● **GOAL OF THE EXERCISE**
Repeat, exactly and in full, the lines of the listing below, but without any pictures.

● **DATASET EXTRACT**
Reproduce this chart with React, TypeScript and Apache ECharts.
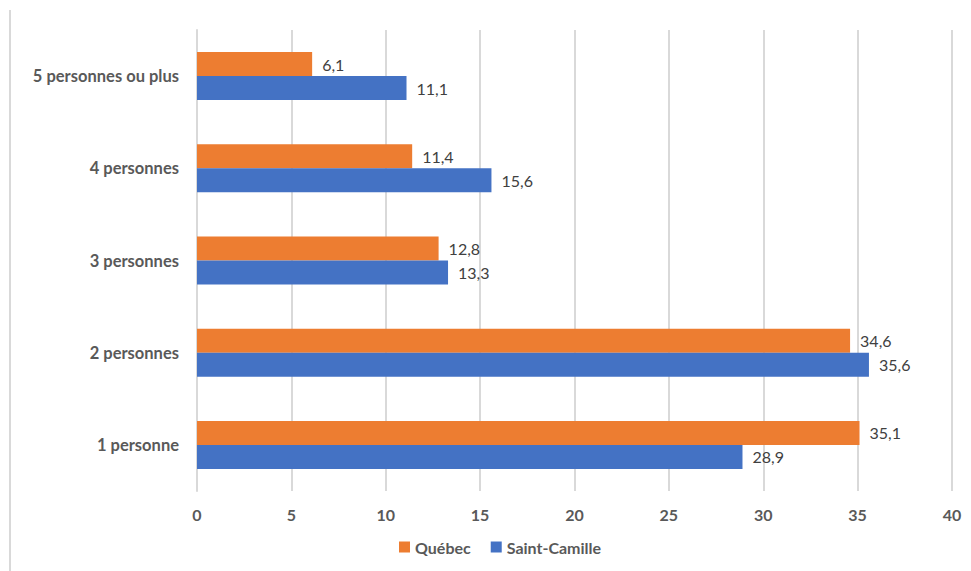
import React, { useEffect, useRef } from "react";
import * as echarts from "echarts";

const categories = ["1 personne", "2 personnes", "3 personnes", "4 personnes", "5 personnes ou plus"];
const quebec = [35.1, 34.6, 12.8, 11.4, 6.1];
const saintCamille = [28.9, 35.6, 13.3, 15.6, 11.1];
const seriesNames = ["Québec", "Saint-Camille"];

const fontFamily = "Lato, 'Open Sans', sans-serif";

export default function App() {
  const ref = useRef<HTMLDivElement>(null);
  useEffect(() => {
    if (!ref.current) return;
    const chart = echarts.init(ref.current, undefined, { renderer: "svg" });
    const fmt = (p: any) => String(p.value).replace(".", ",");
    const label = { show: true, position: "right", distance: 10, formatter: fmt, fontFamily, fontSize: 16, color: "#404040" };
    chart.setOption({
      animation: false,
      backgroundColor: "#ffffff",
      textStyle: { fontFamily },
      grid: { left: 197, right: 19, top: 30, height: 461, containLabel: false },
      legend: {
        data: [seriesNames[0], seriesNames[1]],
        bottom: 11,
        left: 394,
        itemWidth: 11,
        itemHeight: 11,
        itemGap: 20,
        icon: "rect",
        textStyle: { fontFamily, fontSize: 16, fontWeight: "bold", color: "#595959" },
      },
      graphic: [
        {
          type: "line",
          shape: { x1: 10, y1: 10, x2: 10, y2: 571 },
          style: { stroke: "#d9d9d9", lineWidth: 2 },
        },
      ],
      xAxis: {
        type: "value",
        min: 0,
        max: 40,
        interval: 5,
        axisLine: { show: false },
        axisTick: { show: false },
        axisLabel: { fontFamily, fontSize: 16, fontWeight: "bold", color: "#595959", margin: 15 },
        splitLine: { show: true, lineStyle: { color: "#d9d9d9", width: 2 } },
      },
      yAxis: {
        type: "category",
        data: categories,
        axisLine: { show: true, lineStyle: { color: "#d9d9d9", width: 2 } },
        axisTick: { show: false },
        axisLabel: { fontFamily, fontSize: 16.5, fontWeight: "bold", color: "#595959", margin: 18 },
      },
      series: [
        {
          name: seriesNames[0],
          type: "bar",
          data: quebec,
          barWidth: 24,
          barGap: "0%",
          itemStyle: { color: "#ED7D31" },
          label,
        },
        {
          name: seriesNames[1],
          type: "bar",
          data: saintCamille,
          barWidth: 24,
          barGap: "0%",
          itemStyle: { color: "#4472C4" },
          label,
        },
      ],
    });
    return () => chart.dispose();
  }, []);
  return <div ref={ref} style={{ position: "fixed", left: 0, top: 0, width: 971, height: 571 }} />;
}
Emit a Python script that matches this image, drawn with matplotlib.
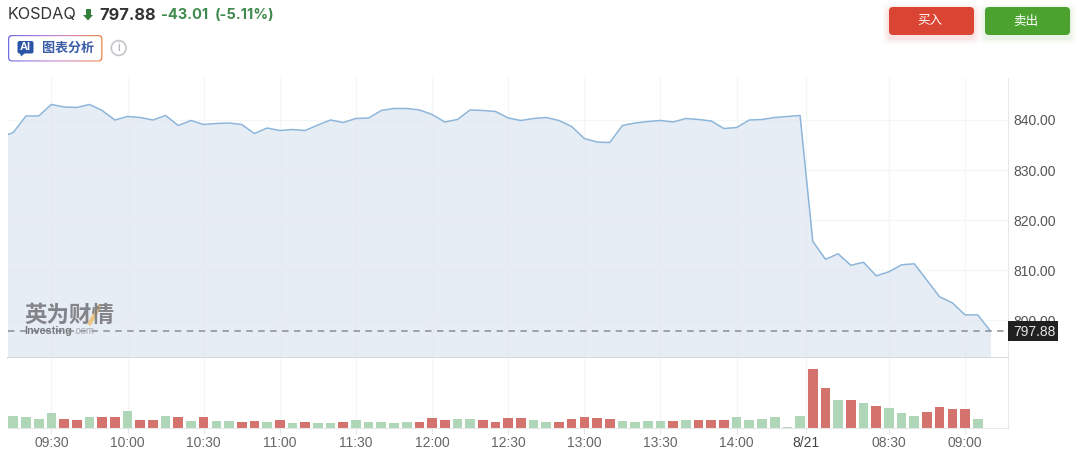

● **REPLY**
Reproduce this chart with React, TypeScript and Apache ECharts.
import React, { useEffect, useRef } from "react";
import * as echarts from "echarts";

const categories = ["1 personne", "2 personnes", "3 personnes", "4 personnes", "5 personnes ou plus"];
const quebec = [35.1, 34.6, 12.8, 11.4, 6.1];
const saintCamille = [28.9, 35.6, 13.3, 15.6, 11.1];
const seriesNames = ["Québec", "Saint-Camille"];

const fontFamily = "Lato, 'Open Sans', sans-serif";

export default function App() {
  const ref = useRef<HTMLDivElement>(null);
  useEffect(() => {
    if (!ref.current) return;
    const chart = echarts.init(ref.current, undefined, { renderer: "svg" });
    const fmt = (p: any) => String(p.value).replace(".", ",");
    const label = { show: true, position: "right", distance: 10, formatter: fmt, fontFamily, fontSize: 16, color: "#404040" };
    chart.setOption({
      animation: false,
      backgroundColor: "#ffffff",
      textStyle: { fontFamily },
      grid: { left: 197, right: 19, top: 30, height: 461, containLabel: false },
      legend: {
        data: [seriesNames[0], seriesNames[1]],
        bottom: 11,
        left: 394,
        itemWidth: 11,
        itemHeight: 11,
        itemGap: 20,
        icon: "rect",
        textStyle: { fontFamily, fontSize: 16, fontWeight: "bold", color: "#595959" },
      },
      graphic: [
        {
          type: "line",
          shape: { x1: 10, y1: 10, x2: 10, y2: 571 },
          style: { stroke: "#d9d9d9", lineWidth: 2 },
        },
      ],
      xAxis: {
        type: "value",
        min: 0,
        max: 40,
        interval: 5,
        axisLine: { show: false },
        axisTick: { show: false },
        axisLabel: { fontFamily, fontSize: 16, fontWeight: "bold", color: "#595959", margin: 15 },
        splitLine: { show: true, lineStyle: { color: "#d9d9d9", width: 2 } },
      },
      yAxis: {
        type: "category",
        data: categories,
        axisLine: { show: true, lineStyle: { color: "#d9d9d9", width: 2 } },
        axisTick: { show: false },
        axisLabel: { fontFamily, fontSize: 16.5, fontWeight: "bold", color: "#595959", margin: 18 },
      },
      series: [
        {
          name: seriesNames[0],
          type: "bar",
          data: quebec,
          barWidth: 24,
          barGap: "0%",
          itemStyle: { color: "#ED7D31" },
          label,
        },
        {
          name: seriesNames[1],
          type: "bar",
          data: saintCamille,
          barWidth: 24,
          barGap: "0%",
          itemStyle: { color: "#4472C4" },
          label,
        },
      ],
    });
    return () => chart.dispose();
  }, []);
  return <div ref={ref} style={{ position: "fixed", left: 0, top: 0, width: 971, height: 571 }} />;
}
Emit a Python script that matches this image, drawn with matplotlib.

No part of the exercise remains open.